Leave out the pictures and set down exactly the lines from the start of the listing through the one with "sample at 0.1", both included.

============================================================

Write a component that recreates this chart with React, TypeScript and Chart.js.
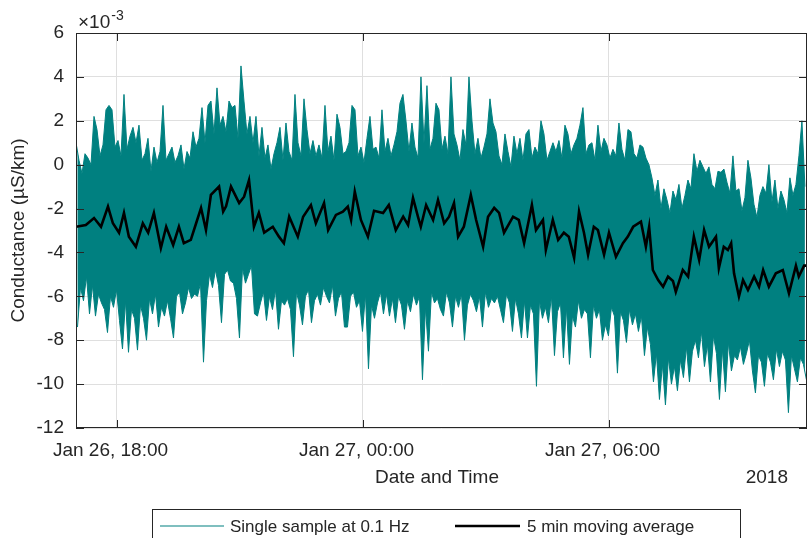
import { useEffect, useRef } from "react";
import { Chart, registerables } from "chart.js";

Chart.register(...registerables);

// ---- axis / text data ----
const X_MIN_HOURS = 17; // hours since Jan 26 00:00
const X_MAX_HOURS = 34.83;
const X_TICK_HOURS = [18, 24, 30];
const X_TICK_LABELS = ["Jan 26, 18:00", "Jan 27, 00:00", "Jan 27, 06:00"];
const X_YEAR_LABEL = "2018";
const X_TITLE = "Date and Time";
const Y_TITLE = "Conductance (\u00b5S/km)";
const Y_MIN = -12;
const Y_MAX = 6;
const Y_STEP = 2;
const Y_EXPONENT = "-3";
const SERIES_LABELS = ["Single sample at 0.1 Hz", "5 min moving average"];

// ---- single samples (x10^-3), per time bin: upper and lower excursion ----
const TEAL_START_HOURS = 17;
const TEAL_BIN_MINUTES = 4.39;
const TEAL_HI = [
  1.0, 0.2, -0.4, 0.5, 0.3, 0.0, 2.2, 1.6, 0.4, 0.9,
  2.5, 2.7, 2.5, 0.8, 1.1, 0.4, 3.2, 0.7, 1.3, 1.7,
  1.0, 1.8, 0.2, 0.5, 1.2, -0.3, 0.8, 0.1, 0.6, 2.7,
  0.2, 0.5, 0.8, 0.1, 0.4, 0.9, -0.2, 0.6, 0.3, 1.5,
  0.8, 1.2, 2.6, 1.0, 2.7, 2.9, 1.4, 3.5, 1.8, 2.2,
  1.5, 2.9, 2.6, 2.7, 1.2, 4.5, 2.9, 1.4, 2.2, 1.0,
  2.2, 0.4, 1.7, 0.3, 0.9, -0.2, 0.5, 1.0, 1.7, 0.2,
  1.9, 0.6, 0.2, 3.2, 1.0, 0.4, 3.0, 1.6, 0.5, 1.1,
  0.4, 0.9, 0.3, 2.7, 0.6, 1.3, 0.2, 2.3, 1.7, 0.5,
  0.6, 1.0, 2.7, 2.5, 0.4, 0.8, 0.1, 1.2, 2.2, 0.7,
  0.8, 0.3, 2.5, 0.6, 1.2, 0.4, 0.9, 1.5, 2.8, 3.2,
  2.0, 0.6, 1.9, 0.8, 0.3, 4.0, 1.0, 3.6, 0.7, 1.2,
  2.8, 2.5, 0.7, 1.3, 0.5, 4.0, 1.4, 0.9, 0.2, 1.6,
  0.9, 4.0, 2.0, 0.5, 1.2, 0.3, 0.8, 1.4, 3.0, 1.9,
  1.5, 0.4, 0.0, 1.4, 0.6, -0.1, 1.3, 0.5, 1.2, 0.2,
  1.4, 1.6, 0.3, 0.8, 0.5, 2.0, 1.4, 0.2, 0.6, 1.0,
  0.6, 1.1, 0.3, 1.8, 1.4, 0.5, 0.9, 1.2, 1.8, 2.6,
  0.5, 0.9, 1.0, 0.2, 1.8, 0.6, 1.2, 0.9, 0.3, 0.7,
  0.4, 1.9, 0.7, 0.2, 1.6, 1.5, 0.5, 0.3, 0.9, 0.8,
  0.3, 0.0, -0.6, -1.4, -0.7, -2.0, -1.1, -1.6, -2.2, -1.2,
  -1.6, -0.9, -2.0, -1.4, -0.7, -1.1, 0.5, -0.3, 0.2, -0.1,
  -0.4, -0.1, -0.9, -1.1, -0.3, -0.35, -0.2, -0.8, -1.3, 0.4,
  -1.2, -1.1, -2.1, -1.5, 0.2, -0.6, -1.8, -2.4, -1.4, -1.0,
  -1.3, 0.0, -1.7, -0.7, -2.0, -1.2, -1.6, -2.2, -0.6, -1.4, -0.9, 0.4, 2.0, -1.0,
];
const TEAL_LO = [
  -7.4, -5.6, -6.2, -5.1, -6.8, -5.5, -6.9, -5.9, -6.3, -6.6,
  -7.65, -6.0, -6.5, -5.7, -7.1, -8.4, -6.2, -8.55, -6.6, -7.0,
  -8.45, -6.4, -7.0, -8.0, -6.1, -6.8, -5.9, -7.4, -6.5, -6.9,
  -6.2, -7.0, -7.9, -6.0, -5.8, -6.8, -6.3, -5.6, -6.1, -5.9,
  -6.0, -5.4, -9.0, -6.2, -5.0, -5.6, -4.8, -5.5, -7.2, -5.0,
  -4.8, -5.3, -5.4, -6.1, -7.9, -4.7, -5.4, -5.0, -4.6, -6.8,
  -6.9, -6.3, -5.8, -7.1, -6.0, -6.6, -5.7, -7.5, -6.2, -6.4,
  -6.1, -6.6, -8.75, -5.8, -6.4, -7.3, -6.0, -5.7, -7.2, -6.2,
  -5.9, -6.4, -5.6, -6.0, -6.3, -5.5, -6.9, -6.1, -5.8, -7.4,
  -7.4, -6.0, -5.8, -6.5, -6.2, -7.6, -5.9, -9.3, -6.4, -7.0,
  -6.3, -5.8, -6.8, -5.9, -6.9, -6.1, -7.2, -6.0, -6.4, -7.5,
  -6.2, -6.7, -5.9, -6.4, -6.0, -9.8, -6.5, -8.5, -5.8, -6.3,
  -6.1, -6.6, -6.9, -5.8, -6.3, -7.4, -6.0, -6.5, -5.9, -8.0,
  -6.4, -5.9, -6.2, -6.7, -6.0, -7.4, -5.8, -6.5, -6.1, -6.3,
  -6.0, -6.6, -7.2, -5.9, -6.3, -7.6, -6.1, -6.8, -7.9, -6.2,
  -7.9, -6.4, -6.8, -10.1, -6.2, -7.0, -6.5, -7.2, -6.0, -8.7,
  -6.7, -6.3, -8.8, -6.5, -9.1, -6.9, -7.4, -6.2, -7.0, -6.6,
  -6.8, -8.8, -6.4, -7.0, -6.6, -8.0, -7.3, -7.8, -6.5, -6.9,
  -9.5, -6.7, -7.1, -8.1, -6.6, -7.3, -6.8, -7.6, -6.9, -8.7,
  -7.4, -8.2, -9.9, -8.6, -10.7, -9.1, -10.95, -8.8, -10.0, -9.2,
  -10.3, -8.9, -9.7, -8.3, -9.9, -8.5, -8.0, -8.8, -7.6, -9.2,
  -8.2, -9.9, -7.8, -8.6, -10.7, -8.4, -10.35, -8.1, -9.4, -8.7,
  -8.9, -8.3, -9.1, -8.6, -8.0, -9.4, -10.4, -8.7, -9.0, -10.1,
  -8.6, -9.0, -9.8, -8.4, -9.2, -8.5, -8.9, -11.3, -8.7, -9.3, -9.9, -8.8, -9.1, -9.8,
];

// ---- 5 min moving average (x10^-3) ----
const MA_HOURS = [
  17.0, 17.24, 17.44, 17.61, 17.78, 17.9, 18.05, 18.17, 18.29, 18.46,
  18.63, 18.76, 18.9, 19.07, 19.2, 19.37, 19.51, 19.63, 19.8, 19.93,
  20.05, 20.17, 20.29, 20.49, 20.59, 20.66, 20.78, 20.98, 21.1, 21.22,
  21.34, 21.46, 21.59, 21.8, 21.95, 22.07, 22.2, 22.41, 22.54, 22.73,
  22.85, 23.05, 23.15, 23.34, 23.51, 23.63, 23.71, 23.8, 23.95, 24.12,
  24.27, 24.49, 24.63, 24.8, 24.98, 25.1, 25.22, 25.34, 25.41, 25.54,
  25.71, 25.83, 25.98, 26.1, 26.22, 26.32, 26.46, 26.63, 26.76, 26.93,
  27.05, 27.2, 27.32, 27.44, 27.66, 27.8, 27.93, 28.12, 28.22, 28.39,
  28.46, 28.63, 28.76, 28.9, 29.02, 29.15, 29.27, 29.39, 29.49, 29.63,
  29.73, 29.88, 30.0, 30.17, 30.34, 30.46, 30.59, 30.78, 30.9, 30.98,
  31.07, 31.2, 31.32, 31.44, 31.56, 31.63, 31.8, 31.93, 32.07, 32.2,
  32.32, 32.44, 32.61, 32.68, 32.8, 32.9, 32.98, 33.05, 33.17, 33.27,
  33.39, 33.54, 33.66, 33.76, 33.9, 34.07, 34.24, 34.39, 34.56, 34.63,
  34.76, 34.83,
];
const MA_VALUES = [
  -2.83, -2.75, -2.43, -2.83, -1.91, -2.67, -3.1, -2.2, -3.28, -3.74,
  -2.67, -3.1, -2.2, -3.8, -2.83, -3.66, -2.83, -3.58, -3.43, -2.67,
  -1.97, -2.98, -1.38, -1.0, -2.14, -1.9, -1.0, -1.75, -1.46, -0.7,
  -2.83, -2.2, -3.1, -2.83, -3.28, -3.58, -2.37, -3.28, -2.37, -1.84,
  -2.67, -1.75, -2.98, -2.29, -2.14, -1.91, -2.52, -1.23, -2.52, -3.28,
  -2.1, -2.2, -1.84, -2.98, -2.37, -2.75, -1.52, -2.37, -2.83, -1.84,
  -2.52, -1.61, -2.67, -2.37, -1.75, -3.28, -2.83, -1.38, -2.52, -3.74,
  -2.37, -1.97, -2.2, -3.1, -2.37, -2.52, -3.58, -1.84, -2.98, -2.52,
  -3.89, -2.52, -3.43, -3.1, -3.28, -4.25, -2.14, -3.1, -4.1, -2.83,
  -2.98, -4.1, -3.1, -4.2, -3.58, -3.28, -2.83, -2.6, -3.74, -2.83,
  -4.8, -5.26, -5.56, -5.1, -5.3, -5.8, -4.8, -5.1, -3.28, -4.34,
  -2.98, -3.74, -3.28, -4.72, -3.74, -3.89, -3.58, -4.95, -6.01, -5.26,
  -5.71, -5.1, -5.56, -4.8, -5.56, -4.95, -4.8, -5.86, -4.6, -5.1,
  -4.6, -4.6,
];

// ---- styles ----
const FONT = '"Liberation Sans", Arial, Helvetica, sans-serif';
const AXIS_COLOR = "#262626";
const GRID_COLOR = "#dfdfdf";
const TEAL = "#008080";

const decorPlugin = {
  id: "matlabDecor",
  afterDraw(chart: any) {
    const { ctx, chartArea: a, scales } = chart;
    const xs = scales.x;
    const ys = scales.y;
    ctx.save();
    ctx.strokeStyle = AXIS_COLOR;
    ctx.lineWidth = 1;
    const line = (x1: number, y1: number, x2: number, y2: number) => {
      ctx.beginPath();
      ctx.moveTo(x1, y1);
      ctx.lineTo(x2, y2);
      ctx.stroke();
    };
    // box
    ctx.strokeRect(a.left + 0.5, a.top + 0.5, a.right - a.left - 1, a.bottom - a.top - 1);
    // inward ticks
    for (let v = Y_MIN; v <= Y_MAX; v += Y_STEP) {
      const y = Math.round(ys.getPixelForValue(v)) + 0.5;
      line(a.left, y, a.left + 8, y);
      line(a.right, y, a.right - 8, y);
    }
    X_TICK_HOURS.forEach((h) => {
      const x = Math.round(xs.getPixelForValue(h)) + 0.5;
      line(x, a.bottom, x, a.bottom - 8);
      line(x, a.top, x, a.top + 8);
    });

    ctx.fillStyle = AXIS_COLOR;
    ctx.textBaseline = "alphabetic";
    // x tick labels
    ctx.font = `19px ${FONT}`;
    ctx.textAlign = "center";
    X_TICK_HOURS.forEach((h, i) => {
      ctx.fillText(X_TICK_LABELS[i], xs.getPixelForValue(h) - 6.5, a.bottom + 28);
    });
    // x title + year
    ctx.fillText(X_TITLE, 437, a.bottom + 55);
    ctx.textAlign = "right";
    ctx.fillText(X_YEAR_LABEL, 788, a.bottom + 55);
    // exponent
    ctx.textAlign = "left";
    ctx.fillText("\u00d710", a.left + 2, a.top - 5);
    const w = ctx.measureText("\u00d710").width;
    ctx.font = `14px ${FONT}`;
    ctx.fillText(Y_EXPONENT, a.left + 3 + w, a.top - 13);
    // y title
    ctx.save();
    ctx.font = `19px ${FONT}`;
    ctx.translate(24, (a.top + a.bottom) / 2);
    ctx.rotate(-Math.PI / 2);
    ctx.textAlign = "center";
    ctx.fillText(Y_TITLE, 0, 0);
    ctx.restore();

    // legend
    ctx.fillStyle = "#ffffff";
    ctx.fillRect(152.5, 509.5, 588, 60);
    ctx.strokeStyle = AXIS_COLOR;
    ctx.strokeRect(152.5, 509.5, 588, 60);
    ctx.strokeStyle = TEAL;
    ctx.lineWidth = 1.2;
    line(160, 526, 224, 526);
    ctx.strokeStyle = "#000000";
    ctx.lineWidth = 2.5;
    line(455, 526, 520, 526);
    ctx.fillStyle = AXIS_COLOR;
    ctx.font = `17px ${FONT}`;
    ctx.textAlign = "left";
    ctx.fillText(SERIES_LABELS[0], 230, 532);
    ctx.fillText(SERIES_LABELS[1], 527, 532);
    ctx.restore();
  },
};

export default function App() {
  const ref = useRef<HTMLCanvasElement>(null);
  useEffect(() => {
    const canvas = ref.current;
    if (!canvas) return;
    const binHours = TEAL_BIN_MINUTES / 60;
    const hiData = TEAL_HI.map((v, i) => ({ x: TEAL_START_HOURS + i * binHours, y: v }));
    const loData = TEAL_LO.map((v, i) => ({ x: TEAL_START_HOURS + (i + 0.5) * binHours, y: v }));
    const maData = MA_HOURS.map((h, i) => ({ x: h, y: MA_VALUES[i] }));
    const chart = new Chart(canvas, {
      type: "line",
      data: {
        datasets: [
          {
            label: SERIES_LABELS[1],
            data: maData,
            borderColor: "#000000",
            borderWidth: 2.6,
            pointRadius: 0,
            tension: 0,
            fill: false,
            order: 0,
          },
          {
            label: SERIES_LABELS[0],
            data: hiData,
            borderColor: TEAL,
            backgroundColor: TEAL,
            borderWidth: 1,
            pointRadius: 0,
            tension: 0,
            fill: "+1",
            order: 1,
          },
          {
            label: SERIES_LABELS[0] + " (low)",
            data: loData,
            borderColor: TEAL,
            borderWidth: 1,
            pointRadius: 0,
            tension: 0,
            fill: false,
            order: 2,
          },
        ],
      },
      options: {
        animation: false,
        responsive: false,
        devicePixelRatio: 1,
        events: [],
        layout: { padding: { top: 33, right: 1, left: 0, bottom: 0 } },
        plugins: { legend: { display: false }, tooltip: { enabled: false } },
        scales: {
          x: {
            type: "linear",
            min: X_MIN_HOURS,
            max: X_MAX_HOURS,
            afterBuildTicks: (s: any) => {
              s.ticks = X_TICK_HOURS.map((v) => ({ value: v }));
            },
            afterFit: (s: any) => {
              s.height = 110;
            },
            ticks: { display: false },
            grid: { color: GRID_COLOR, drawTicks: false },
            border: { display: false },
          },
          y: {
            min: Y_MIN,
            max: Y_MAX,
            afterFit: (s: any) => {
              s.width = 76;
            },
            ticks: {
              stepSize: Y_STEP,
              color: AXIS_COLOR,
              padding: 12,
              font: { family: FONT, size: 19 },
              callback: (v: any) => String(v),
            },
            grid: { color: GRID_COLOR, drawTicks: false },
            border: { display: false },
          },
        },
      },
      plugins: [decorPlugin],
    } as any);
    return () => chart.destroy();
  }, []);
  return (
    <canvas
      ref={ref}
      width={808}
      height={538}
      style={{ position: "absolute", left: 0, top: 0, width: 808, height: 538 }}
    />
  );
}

============================================================

▶ Task response:
Write a component that recreates this chart with React, TypeScript and Chart.js.
import { useEffect, useRef } from "react";
import { Chart, registerables } from "chart.js";

Chart.register(...registerables);

// ---- axis / text data ----
const X_MIN_HOURS = 17; // hours since Jan 26 00:00
const X_MAX_HOURS = 34.83;
const X_TICK_HOURS = [18, 24, 30];
const X_TICK_LABELS = ["Jan 26, 18:00", "Jan 27, 00:00", "Jan 27, 06:00"];
const X_YEAR_LABEL = "2018";
const X_TITLE = "Date and Time";
const Y_TITLE = "Conductance (\u00b5S/km)";
const Y_MIN = -12;
const Y_MAX = 6;
const Y_STEP = 2;
const Y_EXPONENT = "-3";
const SERIES_LABELS = ["Single sample at 0.1 Hz", "5 min moving average"];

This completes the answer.